** begin **

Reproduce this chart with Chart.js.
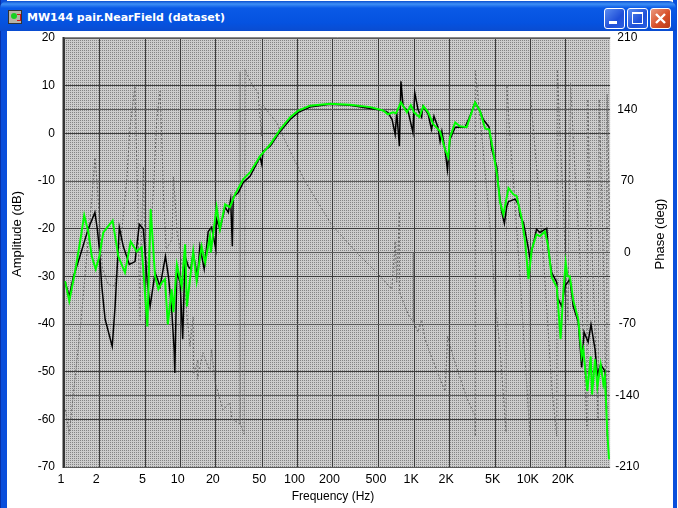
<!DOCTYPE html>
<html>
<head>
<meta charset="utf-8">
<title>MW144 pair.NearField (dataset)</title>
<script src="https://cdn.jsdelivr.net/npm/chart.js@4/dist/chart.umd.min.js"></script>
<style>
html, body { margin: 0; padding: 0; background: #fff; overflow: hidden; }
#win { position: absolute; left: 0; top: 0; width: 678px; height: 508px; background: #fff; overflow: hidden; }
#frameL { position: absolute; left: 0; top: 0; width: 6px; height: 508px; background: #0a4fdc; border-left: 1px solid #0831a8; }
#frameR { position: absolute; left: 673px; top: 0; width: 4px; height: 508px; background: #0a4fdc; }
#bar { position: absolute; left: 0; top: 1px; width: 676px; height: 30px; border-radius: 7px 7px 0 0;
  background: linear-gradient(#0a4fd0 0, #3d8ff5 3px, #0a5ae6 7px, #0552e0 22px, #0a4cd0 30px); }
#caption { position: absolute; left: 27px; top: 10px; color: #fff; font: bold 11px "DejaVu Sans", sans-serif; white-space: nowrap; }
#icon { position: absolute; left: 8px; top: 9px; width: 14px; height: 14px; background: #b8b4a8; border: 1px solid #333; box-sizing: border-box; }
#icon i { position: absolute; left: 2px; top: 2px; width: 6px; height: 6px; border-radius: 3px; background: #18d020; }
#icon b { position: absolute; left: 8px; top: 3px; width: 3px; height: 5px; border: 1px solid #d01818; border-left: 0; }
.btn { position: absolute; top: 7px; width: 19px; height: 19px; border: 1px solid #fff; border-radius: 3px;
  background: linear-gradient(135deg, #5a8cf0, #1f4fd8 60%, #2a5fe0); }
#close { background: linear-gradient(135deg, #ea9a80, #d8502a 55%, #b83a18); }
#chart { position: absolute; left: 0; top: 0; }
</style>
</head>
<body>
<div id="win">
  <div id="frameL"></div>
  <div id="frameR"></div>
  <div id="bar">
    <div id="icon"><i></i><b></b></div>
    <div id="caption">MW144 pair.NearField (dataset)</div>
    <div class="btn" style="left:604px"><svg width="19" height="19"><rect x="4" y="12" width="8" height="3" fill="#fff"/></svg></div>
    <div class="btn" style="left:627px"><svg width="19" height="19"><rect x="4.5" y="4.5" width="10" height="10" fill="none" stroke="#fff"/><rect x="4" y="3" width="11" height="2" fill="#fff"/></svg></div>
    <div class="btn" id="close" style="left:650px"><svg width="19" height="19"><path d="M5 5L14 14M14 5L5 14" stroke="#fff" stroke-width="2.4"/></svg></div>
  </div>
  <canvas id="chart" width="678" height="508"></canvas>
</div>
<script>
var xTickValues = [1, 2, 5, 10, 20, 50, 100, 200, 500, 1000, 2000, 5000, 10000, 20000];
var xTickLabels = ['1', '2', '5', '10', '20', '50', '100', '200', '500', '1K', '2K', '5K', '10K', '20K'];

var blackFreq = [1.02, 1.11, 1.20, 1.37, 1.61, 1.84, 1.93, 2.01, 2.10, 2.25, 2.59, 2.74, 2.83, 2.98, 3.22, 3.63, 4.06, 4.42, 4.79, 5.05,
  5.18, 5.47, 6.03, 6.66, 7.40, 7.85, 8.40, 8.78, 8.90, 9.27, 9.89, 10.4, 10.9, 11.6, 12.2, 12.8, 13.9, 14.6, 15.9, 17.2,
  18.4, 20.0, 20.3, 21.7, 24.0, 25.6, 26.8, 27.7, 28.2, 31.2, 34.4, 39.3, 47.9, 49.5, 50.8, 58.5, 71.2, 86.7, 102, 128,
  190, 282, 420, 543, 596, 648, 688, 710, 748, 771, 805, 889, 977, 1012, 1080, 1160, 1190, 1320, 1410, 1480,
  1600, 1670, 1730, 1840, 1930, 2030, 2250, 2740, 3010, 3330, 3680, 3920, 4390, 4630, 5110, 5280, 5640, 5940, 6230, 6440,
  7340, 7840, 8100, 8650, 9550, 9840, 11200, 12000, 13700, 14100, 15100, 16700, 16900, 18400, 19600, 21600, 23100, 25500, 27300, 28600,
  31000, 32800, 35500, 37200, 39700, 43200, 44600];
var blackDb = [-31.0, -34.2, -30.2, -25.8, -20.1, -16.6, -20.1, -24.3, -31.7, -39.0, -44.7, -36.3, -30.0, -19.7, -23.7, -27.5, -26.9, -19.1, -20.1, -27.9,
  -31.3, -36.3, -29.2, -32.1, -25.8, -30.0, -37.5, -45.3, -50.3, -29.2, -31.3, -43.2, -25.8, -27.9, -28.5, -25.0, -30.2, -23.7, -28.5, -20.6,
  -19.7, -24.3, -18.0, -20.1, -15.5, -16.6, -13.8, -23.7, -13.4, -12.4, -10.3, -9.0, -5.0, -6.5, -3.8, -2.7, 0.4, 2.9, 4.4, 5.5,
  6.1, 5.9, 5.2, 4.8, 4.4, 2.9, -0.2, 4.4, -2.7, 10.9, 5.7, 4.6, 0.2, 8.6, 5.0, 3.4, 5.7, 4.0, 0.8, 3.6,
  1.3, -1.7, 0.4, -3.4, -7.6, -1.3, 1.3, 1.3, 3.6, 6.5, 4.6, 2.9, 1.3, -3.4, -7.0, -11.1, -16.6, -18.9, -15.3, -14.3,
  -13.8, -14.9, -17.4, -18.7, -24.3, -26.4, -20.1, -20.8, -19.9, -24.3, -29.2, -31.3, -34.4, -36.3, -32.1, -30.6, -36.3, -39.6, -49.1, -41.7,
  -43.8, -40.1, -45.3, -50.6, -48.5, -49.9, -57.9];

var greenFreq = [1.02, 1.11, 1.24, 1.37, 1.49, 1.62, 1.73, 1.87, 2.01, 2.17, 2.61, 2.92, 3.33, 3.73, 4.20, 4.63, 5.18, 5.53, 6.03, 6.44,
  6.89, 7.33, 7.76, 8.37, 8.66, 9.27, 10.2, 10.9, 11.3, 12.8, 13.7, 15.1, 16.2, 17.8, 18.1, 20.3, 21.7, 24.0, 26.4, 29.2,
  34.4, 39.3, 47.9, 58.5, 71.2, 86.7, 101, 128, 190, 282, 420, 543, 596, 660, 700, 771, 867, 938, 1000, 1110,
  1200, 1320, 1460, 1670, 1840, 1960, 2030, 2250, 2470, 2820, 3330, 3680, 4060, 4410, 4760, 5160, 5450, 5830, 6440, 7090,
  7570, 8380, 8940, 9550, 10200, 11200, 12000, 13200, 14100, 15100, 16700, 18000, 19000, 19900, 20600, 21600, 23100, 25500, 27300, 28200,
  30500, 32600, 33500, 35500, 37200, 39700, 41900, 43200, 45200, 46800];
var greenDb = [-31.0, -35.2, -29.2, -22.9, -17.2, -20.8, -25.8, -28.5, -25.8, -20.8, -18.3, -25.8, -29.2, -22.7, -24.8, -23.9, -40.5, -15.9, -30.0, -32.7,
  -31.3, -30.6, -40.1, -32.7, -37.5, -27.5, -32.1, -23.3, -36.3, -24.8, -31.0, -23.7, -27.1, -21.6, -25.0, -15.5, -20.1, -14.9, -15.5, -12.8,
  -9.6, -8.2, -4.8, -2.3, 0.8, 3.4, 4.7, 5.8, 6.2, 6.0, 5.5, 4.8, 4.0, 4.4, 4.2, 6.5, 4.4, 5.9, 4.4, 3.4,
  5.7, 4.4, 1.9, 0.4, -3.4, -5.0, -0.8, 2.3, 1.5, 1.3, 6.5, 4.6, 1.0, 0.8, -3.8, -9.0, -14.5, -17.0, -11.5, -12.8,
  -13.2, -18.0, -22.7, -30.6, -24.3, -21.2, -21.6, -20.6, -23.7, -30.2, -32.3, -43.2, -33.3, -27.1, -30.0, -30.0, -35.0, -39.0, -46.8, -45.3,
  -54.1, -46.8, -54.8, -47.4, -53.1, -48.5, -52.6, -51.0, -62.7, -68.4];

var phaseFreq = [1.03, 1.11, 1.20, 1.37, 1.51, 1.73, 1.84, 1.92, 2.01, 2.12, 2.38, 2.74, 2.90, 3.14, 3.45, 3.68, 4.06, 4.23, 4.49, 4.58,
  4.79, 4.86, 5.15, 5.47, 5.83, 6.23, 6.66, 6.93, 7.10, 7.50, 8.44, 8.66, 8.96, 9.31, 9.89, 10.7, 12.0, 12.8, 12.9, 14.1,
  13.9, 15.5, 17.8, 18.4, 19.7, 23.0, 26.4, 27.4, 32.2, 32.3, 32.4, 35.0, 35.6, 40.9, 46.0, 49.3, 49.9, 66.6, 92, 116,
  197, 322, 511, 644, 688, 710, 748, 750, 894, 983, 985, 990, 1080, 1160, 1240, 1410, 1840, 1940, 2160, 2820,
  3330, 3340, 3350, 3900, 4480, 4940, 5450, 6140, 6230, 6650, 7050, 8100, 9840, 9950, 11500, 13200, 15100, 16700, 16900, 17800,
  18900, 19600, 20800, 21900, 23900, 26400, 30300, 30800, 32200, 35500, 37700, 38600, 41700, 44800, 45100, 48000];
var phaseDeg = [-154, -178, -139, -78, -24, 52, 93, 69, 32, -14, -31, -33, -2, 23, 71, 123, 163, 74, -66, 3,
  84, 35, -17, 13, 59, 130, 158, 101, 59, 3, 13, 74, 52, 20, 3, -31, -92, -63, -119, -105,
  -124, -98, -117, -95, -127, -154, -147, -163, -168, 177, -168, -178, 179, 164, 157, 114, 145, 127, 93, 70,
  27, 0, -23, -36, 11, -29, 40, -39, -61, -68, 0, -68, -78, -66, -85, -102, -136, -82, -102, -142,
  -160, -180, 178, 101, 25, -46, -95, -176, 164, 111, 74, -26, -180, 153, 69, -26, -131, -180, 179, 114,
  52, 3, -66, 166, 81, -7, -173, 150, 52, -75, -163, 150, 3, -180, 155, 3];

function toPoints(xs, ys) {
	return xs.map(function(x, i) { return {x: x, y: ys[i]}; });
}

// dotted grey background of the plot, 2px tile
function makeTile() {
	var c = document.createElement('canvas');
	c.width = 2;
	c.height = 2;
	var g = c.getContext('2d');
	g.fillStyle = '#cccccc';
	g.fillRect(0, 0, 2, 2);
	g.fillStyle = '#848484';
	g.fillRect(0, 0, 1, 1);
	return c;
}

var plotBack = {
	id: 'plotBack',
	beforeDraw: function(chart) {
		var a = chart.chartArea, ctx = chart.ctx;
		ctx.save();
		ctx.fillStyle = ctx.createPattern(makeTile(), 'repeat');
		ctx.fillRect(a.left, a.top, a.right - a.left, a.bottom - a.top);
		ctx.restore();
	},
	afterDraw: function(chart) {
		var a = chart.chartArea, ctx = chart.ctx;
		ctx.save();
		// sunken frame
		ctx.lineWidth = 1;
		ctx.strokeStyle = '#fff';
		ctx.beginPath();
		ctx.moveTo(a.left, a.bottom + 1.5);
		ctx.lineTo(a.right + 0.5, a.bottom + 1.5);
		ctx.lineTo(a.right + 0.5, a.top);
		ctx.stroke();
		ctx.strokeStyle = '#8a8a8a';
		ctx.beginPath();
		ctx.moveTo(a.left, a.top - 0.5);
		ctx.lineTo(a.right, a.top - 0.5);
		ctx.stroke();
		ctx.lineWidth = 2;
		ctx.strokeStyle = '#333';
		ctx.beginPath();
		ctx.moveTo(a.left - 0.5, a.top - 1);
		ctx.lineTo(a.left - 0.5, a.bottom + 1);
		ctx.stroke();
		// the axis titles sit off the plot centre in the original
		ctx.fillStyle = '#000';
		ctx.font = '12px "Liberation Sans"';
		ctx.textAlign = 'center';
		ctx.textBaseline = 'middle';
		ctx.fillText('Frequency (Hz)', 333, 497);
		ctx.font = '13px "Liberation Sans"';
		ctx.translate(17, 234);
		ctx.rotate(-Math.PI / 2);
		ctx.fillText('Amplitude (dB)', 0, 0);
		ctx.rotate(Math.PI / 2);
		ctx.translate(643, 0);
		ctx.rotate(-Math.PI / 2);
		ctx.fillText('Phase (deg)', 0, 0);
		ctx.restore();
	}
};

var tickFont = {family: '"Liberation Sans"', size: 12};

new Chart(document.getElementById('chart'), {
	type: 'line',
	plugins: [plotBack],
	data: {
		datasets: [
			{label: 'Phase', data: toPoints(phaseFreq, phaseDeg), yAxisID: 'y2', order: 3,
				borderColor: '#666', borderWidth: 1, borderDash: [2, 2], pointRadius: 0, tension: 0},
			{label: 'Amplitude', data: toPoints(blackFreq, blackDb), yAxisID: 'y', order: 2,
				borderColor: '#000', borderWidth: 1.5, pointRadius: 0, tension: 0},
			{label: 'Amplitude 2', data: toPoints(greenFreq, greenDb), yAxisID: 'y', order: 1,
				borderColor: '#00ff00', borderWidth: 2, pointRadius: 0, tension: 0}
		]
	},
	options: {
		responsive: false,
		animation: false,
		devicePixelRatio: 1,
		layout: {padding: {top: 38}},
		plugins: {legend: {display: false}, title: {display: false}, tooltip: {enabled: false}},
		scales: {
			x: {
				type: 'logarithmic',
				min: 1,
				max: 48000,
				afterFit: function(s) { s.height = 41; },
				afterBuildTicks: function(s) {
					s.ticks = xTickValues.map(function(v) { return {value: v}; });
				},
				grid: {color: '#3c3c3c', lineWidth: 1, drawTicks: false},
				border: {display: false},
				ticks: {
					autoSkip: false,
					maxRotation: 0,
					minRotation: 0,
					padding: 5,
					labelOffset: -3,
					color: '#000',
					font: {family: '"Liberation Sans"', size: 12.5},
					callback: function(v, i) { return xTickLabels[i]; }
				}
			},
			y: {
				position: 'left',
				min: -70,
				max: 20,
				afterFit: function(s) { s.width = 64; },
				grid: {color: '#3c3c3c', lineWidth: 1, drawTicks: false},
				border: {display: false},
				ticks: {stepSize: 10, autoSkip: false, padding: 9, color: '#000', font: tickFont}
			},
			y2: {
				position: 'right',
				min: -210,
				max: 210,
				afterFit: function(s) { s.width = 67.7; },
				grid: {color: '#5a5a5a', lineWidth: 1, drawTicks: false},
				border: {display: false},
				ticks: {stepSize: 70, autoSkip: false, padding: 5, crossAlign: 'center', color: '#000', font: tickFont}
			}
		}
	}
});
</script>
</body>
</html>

** end **

__TASK__
Which lines above contain the word "chart"? Copy each of them.

__EXPECTED OUTPUT__
Reproduce this chart with Chart.js.
<script src="https://cdn.jsdelivr.net/npm/chart.js@4/dist/chart.umd.min.js"></script>
#chart { position: absolute; left: 0; top: 0; }
  <canvas id="chart" width="678" height="508"></canvas>
	beforeDraw: function(chart) {
		var a = chart.chartArea, ctx = chart.ctx;
	afterDraw: function(chart) {
		var a = chart.chartArea, ctx = chart.ctx;
new Chart(document.getElementById('chart'), {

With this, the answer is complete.